Aquele pinhal foi pensado por reis. Lavrado com visão. Plantado com paciência. Madeira para caravelas. Sombra para o descanso. Floresta para o futuro. Hoje, precisamos de governantes que saibam lavrar. Não com enxadas, mas com consciência. Que entendam o tempo da terra. Que não vejam o país como um loteamento de interesses ou um palco de conferências.

Porque enquanto nos distraímos com slogans e metas, o território é ocupado. No Alentejo, está prestes a ser instalada uma mega central solar com quase seiscentos hectares de painéis, turbinas e baterias. Solo fértil transformado em infraestrutura industrial. Vi com os meus olhos o que isso representa em zonas como Campos e Campilhas. O que era paisagem viva torna-se paisagem vedada. O que era horizonte aberto fecha-se em nome de uma promessa verde. Mas que verde é este que mata antes de nascer?

Não se trata de ser contra a transição energética. Muito menos contra soluções sustentáveis. Mas há uma diferença entre transição e ocupação. Entre visão e pressa. Temos zonas industriais desativadas, edifícios abandonados, telhados esquecidos. Por que insistimos em apagar o que ainda vive para plantar o que apenas convém?

É difícil regressar a um mundo que não parou. Guerras continuam. A da Ucrânia. A da Palestina. As que ninguém menciona no Sudão, na Síria, no Congo.

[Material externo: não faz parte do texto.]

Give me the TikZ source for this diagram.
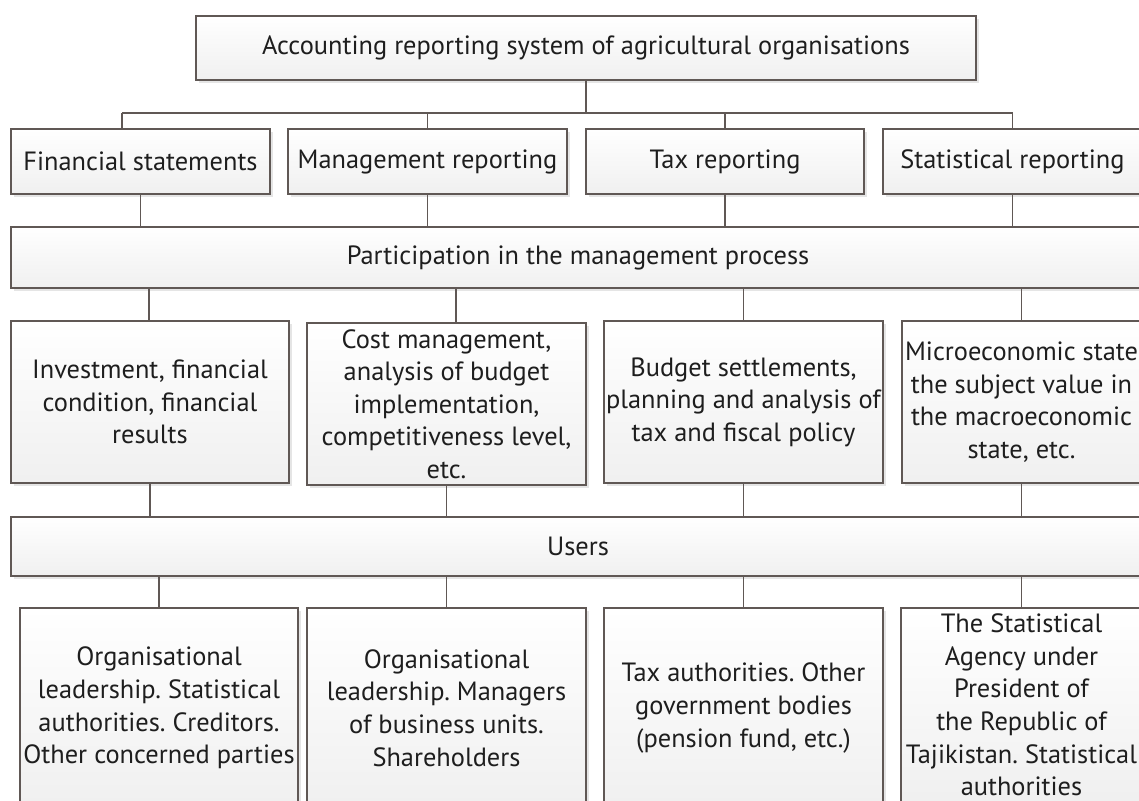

Reuniões no Alasca decidem futuros sem chão. E nós, que partimos e voltamos, aos países que nos acolhem ou às rotinas que nos prendem, trazemos connosco uma pergunta que se entranha. Onde nos agarrar. Onde habita ainda o sentido.

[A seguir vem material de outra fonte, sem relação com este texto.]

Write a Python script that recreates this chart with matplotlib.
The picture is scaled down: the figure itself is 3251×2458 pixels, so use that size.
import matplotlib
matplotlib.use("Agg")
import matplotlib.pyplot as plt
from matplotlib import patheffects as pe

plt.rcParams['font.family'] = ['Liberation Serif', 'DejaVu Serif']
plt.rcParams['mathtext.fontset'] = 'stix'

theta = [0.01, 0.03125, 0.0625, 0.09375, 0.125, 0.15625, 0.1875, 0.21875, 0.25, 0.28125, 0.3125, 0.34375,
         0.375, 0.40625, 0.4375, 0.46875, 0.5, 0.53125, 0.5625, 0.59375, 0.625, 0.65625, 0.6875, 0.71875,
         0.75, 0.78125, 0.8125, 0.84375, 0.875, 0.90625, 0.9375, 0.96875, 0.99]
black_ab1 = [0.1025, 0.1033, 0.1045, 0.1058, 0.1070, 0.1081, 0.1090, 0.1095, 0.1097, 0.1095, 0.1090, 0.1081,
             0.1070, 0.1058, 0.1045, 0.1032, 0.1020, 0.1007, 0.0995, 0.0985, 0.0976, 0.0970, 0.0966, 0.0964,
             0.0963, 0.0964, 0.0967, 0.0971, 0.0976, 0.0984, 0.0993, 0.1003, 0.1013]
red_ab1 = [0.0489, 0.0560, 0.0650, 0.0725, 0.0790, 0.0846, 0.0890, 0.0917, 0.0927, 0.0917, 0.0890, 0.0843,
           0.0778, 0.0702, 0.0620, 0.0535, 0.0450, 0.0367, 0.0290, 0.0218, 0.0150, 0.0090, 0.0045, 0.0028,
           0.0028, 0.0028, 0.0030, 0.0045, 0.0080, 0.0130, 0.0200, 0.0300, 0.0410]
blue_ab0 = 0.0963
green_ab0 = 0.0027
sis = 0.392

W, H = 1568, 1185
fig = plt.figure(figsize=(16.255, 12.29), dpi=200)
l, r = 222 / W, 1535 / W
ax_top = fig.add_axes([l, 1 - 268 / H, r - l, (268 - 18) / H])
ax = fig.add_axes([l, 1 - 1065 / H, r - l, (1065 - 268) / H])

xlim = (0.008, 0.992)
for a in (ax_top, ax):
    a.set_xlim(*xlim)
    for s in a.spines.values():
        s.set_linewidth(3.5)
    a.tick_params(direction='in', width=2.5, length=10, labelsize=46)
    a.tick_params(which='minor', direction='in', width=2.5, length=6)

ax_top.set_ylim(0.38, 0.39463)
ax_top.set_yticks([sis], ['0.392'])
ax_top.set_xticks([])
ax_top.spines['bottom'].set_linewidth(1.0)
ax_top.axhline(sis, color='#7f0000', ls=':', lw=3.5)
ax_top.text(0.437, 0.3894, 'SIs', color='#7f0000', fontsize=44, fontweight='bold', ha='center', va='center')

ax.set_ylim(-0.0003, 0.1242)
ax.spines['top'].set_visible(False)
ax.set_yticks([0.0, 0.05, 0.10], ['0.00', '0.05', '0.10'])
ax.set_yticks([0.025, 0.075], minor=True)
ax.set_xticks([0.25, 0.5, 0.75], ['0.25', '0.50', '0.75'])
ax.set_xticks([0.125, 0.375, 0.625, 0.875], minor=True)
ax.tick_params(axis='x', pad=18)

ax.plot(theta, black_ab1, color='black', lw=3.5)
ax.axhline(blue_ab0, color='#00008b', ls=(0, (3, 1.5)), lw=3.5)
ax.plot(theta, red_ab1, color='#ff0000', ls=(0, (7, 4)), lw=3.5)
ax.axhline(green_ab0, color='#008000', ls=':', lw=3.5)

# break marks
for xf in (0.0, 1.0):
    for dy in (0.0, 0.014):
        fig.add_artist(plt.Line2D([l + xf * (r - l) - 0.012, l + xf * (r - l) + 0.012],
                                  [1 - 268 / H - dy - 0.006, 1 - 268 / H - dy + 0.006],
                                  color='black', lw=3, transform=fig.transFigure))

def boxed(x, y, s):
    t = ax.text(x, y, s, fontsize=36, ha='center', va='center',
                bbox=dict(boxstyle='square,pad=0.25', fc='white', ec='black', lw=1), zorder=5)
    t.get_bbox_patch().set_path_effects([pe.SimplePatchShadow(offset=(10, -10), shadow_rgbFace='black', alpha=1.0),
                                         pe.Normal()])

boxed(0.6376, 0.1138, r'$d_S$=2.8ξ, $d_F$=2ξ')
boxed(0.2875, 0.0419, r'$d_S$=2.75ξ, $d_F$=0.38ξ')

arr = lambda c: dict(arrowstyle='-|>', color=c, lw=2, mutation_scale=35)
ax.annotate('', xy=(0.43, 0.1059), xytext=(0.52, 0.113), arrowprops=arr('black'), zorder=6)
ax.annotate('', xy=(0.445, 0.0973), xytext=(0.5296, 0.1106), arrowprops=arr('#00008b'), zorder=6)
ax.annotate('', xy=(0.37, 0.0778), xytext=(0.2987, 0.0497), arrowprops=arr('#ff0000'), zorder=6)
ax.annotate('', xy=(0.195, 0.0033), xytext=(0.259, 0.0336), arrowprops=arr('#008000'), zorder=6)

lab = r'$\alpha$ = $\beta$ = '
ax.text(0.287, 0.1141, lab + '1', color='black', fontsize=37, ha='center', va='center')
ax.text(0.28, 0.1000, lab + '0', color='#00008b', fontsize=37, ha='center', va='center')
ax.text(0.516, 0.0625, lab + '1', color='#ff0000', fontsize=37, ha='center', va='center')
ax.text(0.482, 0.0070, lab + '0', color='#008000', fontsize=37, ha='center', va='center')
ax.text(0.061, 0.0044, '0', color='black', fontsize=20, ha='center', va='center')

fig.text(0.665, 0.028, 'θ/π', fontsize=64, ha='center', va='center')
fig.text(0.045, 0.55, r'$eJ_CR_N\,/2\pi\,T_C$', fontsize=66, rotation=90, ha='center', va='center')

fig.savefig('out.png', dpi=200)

Talvez o que arde não sejam apenas florestas. Talvez estejam a arder também os princípios. As palavras. As decisões tomadas longe demais de quem sente.

Foi por isso que as palavras de um professor norte-americano, num Parlamento Europeu muitas vezes apático, ressoaram com força. No dia dezenove de fevereiro de dois mil e vinte e cinco, o economista e académico Jeffrey Sachs, conhecido pela sua crítica à hegemonia americana e pela sua visão de um mundo multipolar, fez um apelo direto: que a Europa encontre uma voz sua. Uma política externa sua. Um caminho de paz. E não de submissão.

No seu discurso, Sachs foi claro. Apontou o dedo à manipulação mediática, às narrativas únicas impostas por Washington e à incapacidade da Europa de decidir por si mesma. Relembrou que a guerra na Ucrânia não começou num vácuo. Que as provocações e omissões vêm de décadas. Que a paz exige escuta, negociação e coragem. Pediu o fim da dependência de estruturas como a NATO que, segundo ele, deixaram de proteger para passar a dominar.

Jeffrey Sachs não é novo nestas batalhas. Já criticou duramente o papel dos Estados Unidos em conflitos como o do Iraque, da Síria e agora da Ucrânia. Mas o que mais espantou foi o eco da sua intervenção. Não por ser disruptiva. Mas por ser clara. Por ousar pensar fora da linha. Por lembrar à Europa que ser aliada não é ser submissa. Que a dignidade política também se exerce.

Nesse dia, num Parlamento onde tantas vezes reinam tecnocratas, falou-se de alma. De soberania. De uma Europa sem correntes. E eu, do lado de cá do ecrã, senti um impulso que reconheço. O de quem não se conforma.

Num mundo em chamas, cada um procura como resistir. Já não sabemos bem o que fazer. Mas sabemos que não somos espetadores. Ou somos parte da solução ou somos cúmplices da destruição.

Que esta rentrée não seja apenas um regresso. Que seja um recomeço com olhos bem abertos. Porque o futuro decide-se também nas palavras que escolhemos repetir. Nos hectares que escolhemos abandonar. Ou cuidar. E nas alianças que temos coragem de romper. Ou de reinventar.

Que este texto vos inspire ou vos provoque. Não procuro concordância, mas romper as correntes da apatia.